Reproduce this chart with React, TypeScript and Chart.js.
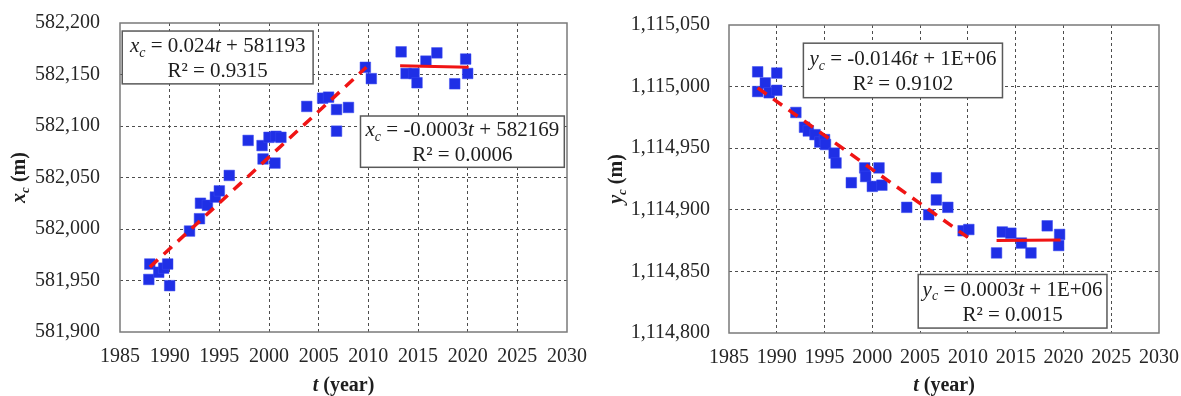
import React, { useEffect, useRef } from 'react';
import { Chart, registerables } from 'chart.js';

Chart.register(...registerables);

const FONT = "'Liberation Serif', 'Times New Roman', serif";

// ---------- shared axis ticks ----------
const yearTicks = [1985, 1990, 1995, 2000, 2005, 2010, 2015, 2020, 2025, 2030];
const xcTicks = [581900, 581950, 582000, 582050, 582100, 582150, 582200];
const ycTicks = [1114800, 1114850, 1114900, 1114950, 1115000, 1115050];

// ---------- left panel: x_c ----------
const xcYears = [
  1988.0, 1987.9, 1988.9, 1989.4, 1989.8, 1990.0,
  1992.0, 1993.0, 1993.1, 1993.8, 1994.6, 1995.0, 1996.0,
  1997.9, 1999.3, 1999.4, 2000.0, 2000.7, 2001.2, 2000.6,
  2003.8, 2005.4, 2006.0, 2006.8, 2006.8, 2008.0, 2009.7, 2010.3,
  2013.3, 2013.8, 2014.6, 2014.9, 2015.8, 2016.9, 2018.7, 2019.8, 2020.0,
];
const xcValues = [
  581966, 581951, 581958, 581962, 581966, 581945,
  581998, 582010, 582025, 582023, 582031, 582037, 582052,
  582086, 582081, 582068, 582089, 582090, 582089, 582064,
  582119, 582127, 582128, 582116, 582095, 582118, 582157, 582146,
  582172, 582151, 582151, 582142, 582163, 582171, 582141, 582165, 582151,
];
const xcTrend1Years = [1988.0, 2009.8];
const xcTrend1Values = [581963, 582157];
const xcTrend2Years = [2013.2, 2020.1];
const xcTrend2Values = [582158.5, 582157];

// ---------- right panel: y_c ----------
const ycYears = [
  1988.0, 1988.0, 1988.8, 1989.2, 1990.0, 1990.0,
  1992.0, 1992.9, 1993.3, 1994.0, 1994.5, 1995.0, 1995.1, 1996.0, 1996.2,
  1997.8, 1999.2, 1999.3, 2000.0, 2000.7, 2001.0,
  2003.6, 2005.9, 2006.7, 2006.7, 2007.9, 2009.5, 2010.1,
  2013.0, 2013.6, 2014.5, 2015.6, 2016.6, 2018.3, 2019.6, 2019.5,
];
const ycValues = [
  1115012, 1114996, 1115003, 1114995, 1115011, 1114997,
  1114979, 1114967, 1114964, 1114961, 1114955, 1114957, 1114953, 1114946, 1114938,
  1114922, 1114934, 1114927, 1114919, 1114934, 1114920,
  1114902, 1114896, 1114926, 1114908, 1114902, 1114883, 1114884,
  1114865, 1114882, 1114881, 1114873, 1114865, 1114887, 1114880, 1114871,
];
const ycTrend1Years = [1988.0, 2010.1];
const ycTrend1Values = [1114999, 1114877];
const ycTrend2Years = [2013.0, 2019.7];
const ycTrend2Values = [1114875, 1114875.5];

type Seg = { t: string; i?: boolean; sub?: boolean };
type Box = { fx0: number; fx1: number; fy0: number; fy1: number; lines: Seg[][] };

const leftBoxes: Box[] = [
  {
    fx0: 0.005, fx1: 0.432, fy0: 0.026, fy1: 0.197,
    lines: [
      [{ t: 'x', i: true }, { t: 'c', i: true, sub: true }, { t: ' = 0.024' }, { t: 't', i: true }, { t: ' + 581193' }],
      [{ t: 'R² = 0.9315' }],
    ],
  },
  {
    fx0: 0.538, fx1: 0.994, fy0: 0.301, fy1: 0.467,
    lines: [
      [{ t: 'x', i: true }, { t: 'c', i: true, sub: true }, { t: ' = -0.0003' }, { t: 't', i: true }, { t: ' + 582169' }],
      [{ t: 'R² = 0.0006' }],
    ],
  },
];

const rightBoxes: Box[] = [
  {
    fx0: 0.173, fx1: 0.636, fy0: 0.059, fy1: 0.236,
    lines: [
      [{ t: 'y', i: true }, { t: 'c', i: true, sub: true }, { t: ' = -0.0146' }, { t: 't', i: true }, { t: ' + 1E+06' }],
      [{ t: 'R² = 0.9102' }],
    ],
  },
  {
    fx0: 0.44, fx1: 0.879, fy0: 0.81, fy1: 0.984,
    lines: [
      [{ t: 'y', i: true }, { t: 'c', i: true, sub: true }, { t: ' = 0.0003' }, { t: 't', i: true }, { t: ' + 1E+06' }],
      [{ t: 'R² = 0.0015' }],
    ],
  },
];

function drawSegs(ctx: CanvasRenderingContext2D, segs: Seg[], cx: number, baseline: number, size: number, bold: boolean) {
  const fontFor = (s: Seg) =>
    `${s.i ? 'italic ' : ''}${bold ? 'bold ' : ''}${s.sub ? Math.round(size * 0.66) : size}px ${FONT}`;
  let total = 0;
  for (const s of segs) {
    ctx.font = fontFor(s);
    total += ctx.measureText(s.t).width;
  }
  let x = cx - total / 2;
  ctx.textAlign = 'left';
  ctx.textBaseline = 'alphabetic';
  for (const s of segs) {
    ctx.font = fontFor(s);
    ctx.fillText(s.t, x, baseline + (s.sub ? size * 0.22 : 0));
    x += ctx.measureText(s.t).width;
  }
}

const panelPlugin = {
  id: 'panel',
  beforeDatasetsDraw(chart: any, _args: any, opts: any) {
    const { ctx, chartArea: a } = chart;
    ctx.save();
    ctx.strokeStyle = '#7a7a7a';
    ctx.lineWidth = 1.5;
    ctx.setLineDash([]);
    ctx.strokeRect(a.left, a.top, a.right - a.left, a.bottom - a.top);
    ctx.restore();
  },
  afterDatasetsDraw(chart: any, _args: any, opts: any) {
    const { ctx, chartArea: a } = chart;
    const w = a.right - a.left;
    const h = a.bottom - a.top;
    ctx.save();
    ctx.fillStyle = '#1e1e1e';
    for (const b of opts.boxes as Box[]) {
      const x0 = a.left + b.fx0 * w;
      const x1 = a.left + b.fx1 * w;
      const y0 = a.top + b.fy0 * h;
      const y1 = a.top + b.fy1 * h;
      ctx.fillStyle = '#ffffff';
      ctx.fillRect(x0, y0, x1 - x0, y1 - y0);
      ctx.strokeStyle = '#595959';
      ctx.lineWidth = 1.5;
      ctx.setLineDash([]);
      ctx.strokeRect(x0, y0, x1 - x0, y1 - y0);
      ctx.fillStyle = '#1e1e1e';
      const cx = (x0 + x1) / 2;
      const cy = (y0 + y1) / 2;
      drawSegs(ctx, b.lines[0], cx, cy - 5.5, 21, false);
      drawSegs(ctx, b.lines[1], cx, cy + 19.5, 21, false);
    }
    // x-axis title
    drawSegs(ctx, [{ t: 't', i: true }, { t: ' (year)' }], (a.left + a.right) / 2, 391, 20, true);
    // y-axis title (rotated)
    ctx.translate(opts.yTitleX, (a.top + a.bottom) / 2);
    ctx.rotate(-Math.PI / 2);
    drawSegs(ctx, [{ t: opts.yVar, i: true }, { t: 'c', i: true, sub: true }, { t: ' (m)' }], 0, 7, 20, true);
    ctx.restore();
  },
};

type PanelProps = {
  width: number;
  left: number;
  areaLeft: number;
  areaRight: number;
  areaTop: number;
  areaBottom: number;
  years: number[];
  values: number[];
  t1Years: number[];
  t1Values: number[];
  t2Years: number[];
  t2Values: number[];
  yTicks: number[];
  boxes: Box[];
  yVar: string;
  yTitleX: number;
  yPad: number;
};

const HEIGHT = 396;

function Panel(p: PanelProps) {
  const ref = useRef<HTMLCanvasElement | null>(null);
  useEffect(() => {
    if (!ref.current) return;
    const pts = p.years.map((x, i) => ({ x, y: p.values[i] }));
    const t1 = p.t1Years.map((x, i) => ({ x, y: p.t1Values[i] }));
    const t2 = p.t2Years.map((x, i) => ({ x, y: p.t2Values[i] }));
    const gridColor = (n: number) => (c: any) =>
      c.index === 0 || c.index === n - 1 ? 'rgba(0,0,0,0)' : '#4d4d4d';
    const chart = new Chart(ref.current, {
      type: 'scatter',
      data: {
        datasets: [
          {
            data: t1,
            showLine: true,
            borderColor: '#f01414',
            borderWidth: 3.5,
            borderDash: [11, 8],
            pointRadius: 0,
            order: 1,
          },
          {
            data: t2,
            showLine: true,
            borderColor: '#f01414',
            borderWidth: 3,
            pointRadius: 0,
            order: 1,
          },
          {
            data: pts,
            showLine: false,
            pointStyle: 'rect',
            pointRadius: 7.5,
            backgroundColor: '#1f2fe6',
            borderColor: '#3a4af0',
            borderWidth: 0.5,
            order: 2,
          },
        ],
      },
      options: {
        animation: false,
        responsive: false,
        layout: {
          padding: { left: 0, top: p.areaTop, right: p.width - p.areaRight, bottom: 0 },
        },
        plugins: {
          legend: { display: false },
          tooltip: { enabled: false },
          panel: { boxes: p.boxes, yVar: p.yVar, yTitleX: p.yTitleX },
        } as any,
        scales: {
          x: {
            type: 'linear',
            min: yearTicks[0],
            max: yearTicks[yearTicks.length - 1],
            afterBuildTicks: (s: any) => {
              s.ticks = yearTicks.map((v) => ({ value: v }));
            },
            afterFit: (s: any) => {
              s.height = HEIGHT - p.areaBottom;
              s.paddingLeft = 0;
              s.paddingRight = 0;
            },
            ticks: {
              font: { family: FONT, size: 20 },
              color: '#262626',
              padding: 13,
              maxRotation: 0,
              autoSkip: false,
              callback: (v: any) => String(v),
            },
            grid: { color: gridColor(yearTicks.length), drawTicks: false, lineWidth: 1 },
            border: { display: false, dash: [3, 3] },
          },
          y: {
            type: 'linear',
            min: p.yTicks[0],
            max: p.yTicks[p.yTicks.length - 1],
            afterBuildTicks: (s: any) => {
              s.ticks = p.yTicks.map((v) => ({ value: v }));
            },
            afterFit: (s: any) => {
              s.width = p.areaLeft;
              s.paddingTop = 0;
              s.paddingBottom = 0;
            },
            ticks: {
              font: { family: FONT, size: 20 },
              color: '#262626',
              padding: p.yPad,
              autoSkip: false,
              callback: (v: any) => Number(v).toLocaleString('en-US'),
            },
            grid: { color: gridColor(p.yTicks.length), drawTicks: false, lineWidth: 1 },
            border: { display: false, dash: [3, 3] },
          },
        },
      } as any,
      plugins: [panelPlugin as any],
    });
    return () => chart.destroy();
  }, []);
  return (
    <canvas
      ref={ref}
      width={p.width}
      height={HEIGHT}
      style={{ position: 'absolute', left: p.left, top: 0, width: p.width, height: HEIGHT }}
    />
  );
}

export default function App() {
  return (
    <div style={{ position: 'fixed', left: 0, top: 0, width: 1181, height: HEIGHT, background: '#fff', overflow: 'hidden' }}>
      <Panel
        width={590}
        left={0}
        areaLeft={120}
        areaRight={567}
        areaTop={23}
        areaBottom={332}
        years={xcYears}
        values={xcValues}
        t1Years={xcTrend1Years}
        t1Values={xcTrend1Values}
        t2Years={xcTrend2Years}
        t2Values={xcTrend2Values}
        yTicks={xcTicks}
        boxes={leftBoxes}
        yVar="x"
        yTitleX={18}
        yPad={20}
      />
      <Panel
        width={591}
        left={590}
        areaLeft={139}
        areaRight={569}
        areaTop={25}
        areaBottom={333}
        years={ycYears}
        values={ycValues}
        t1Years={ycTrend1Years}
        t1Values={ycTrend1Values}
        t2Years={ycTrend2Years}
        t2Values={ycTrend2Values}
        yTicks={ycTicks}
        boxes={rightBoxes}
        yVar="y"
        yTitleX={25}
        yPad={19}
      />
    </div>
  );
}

### WHAT YOU NEED TO DO
Begin at the top of the material above and output each line exactly, stopping after the line that holds "1114950, 1115000, 1115050];". Leave out pictures.

### FULL ANSWER
Reproduce this chart with React, TypeScript and Chart.js.
import React, { useEffect, useRef } from 'react';
import { Chart, registerables } from 'chart.js';

Chart.register(...registerables);

const FONT = "'Liberation Serif', 'Times New Roman', serif";

// ---------- shared axis ticks ----------
const yearTicks = [1985, 1990, 1995, 2000, 2005, 2010, 2015, 2020, 2025, 2030];
const xcTicks = [581900, 581950, 582000, 582050, 582100, 582150, 582200];
const ycTicks = [1114800, 1114850, 1114900, 1114950, 1115000, 1115050];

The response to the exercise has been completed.